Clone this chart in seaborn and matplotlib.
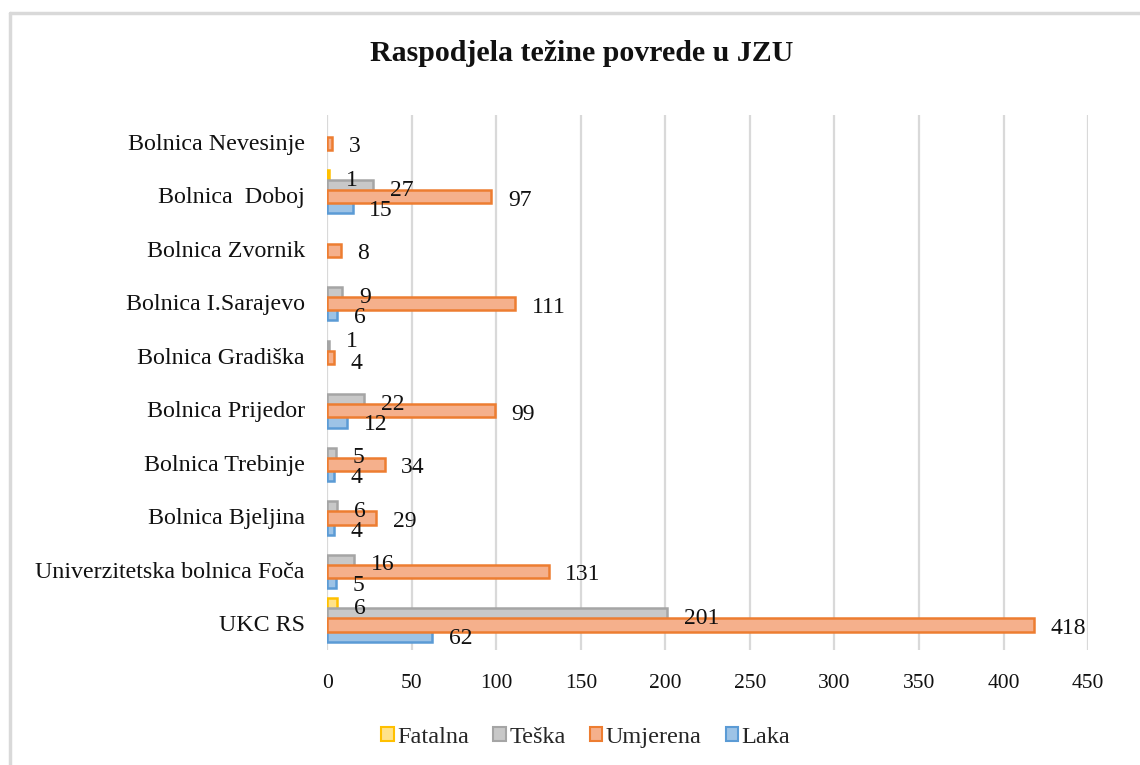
import numpy as np
import pandas as pd
import seaborn as sns
import matplotlib.pyplot as plt
from matplotlib.patches import Patch
from matplotlib.lines import Line2D

hospitals = ["Bolnica Nevesinje", "Bolnica  Doboj", "Bolnica Zvornik", "Bolnica I.Sarajevo",
             "Bolnica Gradiška", "Bolnica Prijedor", "Bolnica Trebinje", "Bolnica Bjeljina",
             "Univerzitetska bolnica Foča", "UKC RS"]
fatalna = [0, 1, 0, 0, 0, 0, 0, 0, 0, 6]
teska = [0, 27, 0, 9, 1, 22, 5, 6, 16, 201]
umjerena = [3, 97, 8, 111, 4, 99, 34, 29, 131, 418]
laka = [0, 15, 0, 6, 0, 12, 4, 4, 5, 62]
series = ["Fatalna", "Teška", "Umjerena", "Laka"]
xticks = [0, 50, 100, 150, 200, 250, 300, 350, 400, 450]

fills = ["#FFE28A", "#C8C8C8", "#F5B08C", "#9DC3E6"]
edges = ["#FFC000", "#A5A5A5", "#ED7D31", "#5B9BD5"]

rows = []
for name, vals in zip(series, [fatalna, teska, umjerena, laka]):
    for h, v in zip(hospitals, vals):
        rows.append({"bolnica": h, "serija": name, "vrijednost": v})
df = pd.DataFrame(rows)

sns.set_theme(style="white")
plt.rcParams["font.family"] = ["Liberation Serif", "DejaVu Serif"]

fig = plt.figure(figsize=(11.4, 7.65), dpi=100)
ax = fig.add_axes([0.287, 0.150, 0.6675, 0.6997])

sns.barplot(data=df, y="bolnica", x="vrijednost", hue="serija", hue_order=series,
            order=hospitals, orient="h", palette=fills, width=0.75, errorbar=None,
            saturation=1, legend=False, ax=ax)

zorders = [3, 3, 5, 4]
for i, cont in enumerate(ax.containers):
    labels = []
    for p in cont:
        c = p.get_y() + p.get_height() / 2 - 0.065
        h = 0.245
        p.set_y(c - h / 2)
        p.set_height(h)
        p.set_edgecolor(edges[i])
        p.set_linewidth(1.8)
        p.set_zorder(zorders[i])
        w = p.get_width()
        if w <= 0:
            p.set_visible(False)
            labels.append("")
        else:
            labels.append(f"{int(round(w))}")
    texts = ax.bar_label(cont, labels=labels, padding=12, fontsize=17, color="#111111", zorder=6)
    for j, t in enumerate(texts):
        dy = -2.5
        if hospitals[j] == "Bolnica Gradiška" and series[i] == "Teška":
            dy = 4
        if hospitals[j] == "Bolnica Gradiška" and series[i] == "Umjerena":
            dy = -4.5
        t.xyann = (t.xyann[0], dy)

ax.set_xlim(0, 450)
ax.set_xticks(xticks)
ax.set_xticklabels([str(t) for t in xticks], fontsize=15.5)
ax.tick_params(axis="x", length=0, pad=17)
ax.tick_params(axis="y", length=0, pad=16, labelsize=17.3)
ax.set_xlabel("")
ax.set_ylabel("")
ax.grid(axis="x", color="#D9D9D9", linewidth=1.6, zorder=0)
ax.set_axisbelow(True)
for s in ax.spines.values():
    s.set_visible(False)
for lab in ax.get_yticklabels() + ax.get_xticklabels():
    lab.set_color("#111111")

fig.text(0.51, 0.930, "Raspodjela težine povrede u JZU", ha="center", va="center",
         fontsize=21.5, fontweight="bold", color="#111111")

handles = [Patch(facecolor=f, edgecolor=e, linewidth=1.5, label=s)
           for s, f, e in zip(series, fills, edges)]
fig.legend(handles=handles, loc="center", bbox_to_anchor=(0.514, 0.036), ncol=4,
           frameon=False, fontsize=17.5, handlelength=0.5, handleheight=0.5,
           handletextpad=0.15, columnspacing=1.0)

fig.add_artist(Line2D([10 / 1140, 1.0], [1 - 13 / 765, 1 - 13 / 765],
                      transform=fig.transFigure, color="#D9D9D9", linewidth=2.5))
fig.add_artist(Line2D([10 / 1140, 10 / 1140], [0.0, 1 - 13 / 765],
                      transform=fig.transFigure, color="#D9D9D9", linewidth=2.5))

fig.savefig("out.png", dpi=100, facecolor="white")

━━━━━━━━

**TASK PROMPT**
Pull out all lines from the listing that contain the string "seaborn".

**TASK OUTPUT**
Clone this chart in seaborn and matplotlib.
import seaborn as sns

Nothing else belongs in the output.